I was thinking about you today and how it seems impossibly small to say I know, but I do. I know what it feels like to think that what you thought you wanted to do (and ultimately the person you thought you wanted to become) collapses on you like a Jenga tower without warning.
I know what it feels like to wonder if you even want to stay in the city that you moved to because you wanted more, only to have every day feel like hell.
I know what it feels like to think you should try something totally different, like maybe moving to Africa to dig wells different, but at the same time to be completely unsure what exactly that something is.
And perhaps worst of all, I know how it feels to be asked, what are you going to do now and not have a good answer -- really any answer.
I don't know if I've ever told you this, but after I lost my first job, I didn't even want to look at the question. So instead I got really lost and even drunker. During the day, I'd wander around the city with my laptop, usually landing at this little Ethiopian coffee shop that had John Mayer's greatest hits on repeat and a liberal BYO policy. I'd pass the time by drinking bottles of wine and working diligently on painfully esoteric Facebook messages to my college ex-boyfriend. At some point I'd collect my belongings and stumble to the nearby Boston Market to buy a bag full of cornbread. No chicken, no delicious mashed potatoes; just cornbread. After a month or so of this glamorous routine, I got evicted from my apartment and was forced to move in with my 85-year grandmother. You would think the twin bed and lack of Internet connectivity would have been a wake up call to get my shit together. Unfortunately, it wasn't. Instead I took it as a blinking neon sign to discard 85 percent of my material possessions and move to a remote cottage on an island and begin a "book project." As most would later come to realize, this project was more of thinly veiled excuse to practice my drunk bike riding skills and crash weddings. It took another another eviction, a forced move into my 20-year-old sister's college dorm room, a failed run at law school, and a Craigslist ad, before I finally found the courage to do what I loved again.
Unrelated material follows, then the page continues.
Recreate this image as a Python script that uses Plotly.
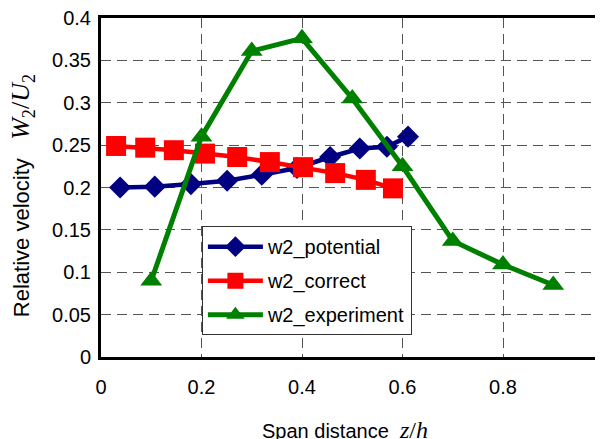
import plotly.graph_objects as go

# ---- data ----
pot_x = [0.038, 0.107, 0.179, 0.251, 0.320, 0.390, 0.456, 0.515, 0.569, 0.611]
pot_y = [0.200, 0.201, 0.204, 0.208, 0.215, 0.223, 0.236, 0.246, 0.248, 0.260]

cor_x = [0.030, 0.088, 0.145, 0.207, 0.271, 0.336, 0.402, 0.466, 0.527, 0.581]
cor_y = [0.249, 0.247, 0.244, 0.240, 0.236, 0.230, 0.224, 0.217, 0.209, 0.199]

exp_x = [0.1, 0.2, 0.3, 0.4, 0.5, 0.6, 0.7, 0.8, 0.9]
exp_y = [0.090, 0.260, 0.361, 0.376, 0.305, 0.225, 0.137, 0.109, 0.085]

x_ticks = [0, 0.2, 0.4, 0.6, 0.8]
x_tick_text = ["0", "0.2", "0.4", "0.6", "0.8"]
y_ticks = [0, 0.05, 0.1, 0.15, 0.2, 0.25, 0.3, 0.35, 0.4]
y_tick_text = ["0", "0.05", "0.1", "0.15", "0.2", "0.25", "0.3", "0.35", "0.4"]

SANS = "Arial, Liberation Sans, sans-serif"
SERIF = "Times New Roman, Liberation Serif, serif"

fig = go.Figure()
fig.add_trace(go.Scatter(
    x=pot_x, y=pot_y, name="w2_potential", mode="lines+markers", legendgroup="a",
    line=dict(color="#000080", width=4.5),
    marker=dict(symbol="diamond", size=17, color="#000080", line=dict(width=0))))
fig.add_trace(go.Scatter(
    x=cor_x, y=cor_y, name="w2_correct", mode="lines+markers", legendgroup="b",
    line=dict(color="#FF0000", width=4.5),
    marker=dict(symbol="square", size=20, color="#FF0000", line=dict(width=0))))
fig.add_trace(go.Scatter(
    x=exp_x, y=exp_y, name="w2_experiment", mode="lines+markers", legendgroup="c",
    line=dict(color="#008000", width=5),
    marker=dict(symbol="triangle-up", size=19, color="#008000", line=dict(width=0))))

GRID = "#555555"
fig.update_layout(
    width=595, height=431,
    margin=dict(l=93, r=0, t=10, b=82),
    paper_bgcolor="white", plot_bgcolor="white",
    font=dict(family=SANS, size=20, color="black"),
    showlegend=True,
    legend=dict(x=0.201, y=0.386, xanchor="left", yanchor="top",
                bgcolor="white", bordercolor="#333333", borderwidth=1,
                font=dict(family=SANS, size=20, color="black"),
                itemwidth=55, traceorder="grouped", tracegroupgap=5),
    xaxis=dict(range=[0, 0.999], tickvals=x_ticks, ticktext=x_tick_text,
               showgrid=True, gridcolor=GRID, gridwidth=1, griddash="10px,6px",
               showline=True, linecolor="black", linewidth=3, mirror=True,
               ticks="", ticklabelstandoff=10, zeroline=False,
               ticklabeloverflow="allow",
               tickfont=dict(family=SANS, size=20, color="black")),
    yaxis=dict(range=[0, 0.4], tickvals=y_ticks, ticktext=y_tick_text,
               showgrid=True, gridcolor=GRID, gridwidth=1, griddash="10px,6px",
               showline=True, linecolor="black", linewidth=3, mirror=False,
               ticks="", ticklabelstandoff=3, zeroline=False,
               ticklabeloverflow="allow",
               tickfont=dict(family=SANS, size=20, color="black")),
)

# partially visible "1" tick at the clipped right edge
fig.add_annotation(x=1.003, y=-0.086, xref="paper", yref="paper", text="1",
                   showarrow=False, font=dict(family=SANS, size=20, color="black"),
                   xanchor="center", yanchor="middle")

# axis titles
fig.add_annotation(
    x=0.486, y=-0.214, xref="paper", yref="paper", showarrow=False,
    xanchor="center", yanchor="middle",
    text="Span distance\u00a0\u00a0<span style='font-family:" + SERIF + "; font-size:24px'><i>z</i>/<i>h</i></span>",
    font=dict(family=SANS, size=20, color="black"))
fig.add_annotation(
    x=-0.157, y=0.475, xref="paper", yref="paper", showarrow=False, textangle=-90,
    xanchor="center", yanchor="middle",
    text="Relative velocity\u00a0\u00a0\u00a0<span style='font-family:" + SERIF + "; font-size:26px'><i>W</i><sub>2</sub>/<i>U</i><sub>2</sub></span>",
    font=dict(family=SANS, size=22, color="black"))

fig.write_html("out.html")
And that, my own lack of courage, rather than the regrettable Facebook missives, is what bothers me most about my entire messy episode and what I thought I should tell you. I had ascribed so much self worth to having my job that when I lost it, well, I completely lost it. It was as if my entire sense of self was ripped away from me with one pink slip and the only thing that I could hear was the thumping drum beat of failure and self doubt: Was I a writer? What should I do? Why did I live here? Was it really imperative that I shower? Did I actually just eat an entire bag full of cornbread?
So as I see you go through this, I wanted you to know that I understand how you feel and more, I admire you. I admire that you seem to be asking the questions that it took me um, years, to even glance at. I know how much courage it takes to go down to the unemployment office and admit to that person in the window that it didn't quite work out as planned but you're figuring it out. I admire that I haven't caught you mixing peach flavored champagne into a Slurpie to quench your thirst during a matinee movie and that you seem to be showering regularly.
For better or for worse, life always seems to present us with opportunities when we get to ask: Is this what I actually want? Seriously, is it? It's not a question that is limited to jobs, it can be relationships, homes,nail polish colors. The best part is that it's up to you how you want to play it. You can ignore the question or look it in the face. I did a little bit of both and in my case the answer was actually surprisingly simple once I stopped drowning my sorrows in Reisling. I realized that with or without a paying gig or a fake book project, I was still, am still, a writer. It took a while but I know now that my desire to create didn't completely die with my magazine job -- in fact my journey to get here has only strengthened my resolve, work ethic, and belief in myself and my voice. Maybe your answer will lead you somewhere completely different, new, or exciting but the way that you have approached this bump in the road, makes me sure that it will be right.